Flash attention 2 algorithm. Compute: (1) Transpose (Q) BSHD -> BHSD; (2) Transpose (K) BSHD -> BHSD; (3) Transpose (V) BSHD -> BHSD; (4) P = Bmm(Q, K), P is also called "score"; (5) P = P * scale + mask; (6) P = softmax(P); (7) O = Bmm(P, V) (8) Output = Transpose(O).

B, S, H, D denote batch size, sequence length, head count and depth, respectively. (1), (2), (3) happens while loading the data into shared memory. (8) happens when writing output to global memory.

All inputs (query, key, and value) must have BSHD layout. The mask can be BSS or BHSS.

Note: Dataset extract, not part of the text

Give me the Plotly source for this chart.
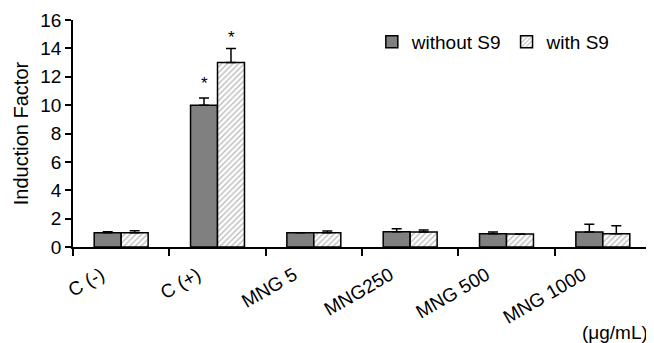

This kernel also handles grouped attention optimization. In this case the shape of K and V are BShD where h = H / num_groups.

This kernels handles batches with different valid lengths (i.e., before the padding). Such lengths are passed in valid_length argument.

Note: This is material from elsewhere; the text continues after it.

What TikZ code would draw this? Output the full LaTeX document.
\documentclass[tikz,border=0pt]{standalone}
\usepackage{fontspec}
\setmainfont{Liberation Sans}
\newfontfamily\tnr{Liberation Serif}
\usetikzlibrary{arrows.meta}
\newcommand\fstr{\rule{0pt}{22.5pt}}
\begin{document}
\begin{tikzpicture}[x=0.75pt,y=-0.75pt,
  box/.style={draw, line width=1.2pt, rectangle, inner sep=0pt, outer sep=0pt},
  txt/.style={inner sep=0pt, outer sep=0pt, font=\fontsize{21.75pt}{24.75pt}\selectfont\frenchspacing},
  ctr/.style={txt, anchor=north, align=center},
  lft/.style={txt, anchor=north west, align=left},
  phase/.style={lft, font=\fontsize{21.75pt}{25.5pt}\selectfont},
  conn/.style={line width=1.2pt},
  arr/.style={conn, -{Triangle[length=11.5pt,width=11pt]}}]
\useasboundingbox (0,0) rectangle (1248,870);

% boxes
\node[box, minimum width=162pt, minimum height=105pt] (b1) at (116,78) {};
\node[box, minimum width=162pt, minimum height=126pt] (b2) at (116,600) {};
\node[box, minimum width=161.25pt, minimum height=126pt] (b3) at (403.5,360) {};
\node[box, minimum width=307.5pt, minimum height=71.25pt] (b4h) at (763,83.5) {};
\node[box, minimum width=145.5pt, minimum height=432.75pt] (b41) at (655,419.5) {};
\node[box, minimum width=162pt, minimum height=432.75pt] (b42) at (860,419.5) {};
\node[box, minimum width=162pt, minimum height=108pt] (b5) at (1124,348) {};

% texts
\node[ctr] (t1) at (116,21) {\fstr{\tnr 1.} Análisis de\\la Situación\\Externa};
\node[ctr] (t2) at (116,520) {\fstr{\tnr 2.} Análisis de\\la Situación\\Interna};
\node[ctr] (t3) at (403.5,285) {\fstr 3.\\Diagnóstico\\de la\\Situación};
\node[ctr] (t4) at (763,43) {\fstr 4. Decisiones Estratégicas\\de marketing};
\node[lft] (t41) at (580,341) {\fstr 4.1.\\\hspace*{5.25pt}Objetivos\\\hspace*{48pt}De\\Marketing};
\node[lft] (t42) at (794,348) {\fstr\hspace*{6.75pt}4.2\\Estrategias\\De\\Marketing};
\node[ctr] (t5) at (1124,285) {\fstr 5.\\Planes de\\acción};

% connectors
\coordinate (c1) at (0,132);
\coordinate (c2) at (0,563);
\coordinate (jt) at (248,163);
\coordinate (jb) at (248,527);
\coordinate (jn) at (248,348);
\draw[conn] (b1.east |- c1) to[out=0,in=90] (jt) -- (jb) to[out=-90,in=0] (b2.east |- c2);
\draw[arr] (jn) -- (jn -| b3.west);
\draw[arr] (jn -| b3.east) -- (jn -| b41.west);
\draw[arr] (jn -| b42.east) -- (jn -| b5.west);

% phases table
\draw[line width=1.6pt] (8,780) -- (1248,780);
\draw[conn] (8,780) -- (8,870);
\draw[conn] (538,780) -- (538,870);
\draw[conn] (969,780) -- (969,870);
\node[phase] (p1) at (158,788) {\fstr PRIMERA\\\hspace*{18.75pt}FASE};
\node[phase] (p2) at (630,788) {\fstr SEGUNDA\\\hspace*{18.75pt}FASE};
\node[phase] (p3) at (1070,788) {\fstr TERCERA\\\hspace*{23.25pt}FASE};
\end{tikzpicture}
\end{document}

flash_attention[rank: Int, mask_t: MHAMask, score_mod_t: ScoreModTrait, type: DType, q_shape: DimList, //, use_score_mod: Bool = False, config: MHAConfig = MHAConfig(type, UInt(q_shape.get[::Int]()), UInt(q_shape.get[::Int]()), OptionalReg[UInt]({:i1 0, 1}), OptionalReg[UInt]({:i1 0, 1}), OptionalReg[UInt]({:i1 0, 1}), OptionalReg[UInt]({:i1 0, 1}), OptionalReg[UInt]({:i1 0, 1}), UInt(4), UInt(1), FlashAttentionAlgorithm(-1)), decoding_warp_split_k: Bool = False, _use_valid_length: Bool = False, _padded_ndbuffer: Bool = False, naive_kernel: Bool = False](output: NDBuffer[dtype, rank, origin, shape, strides], q: NDBuffer[type, rank, origin, q_shape, strides], k: NDBuffer[dtype, rank, origin, shape, strides], v: NDBuffer[dtype, rank, origin, shape, strides], mask_functor: mask_t, score_mod_functor: score_mod_t, scale: SIMD[float32, 1], ctx: DeviceContext, num_partitions: OptionalReg[Int] = OptionalReg[Int]({:i1 0, 1}), valid_length: OptionalReg[ManagedTensorSlice[IOSpec(), static_spec=create_unknown()]] = OptionalReg[ManagedTensorSlice[IOSpec(), static_spec=create_unknown()]]({:i1 0, 1}))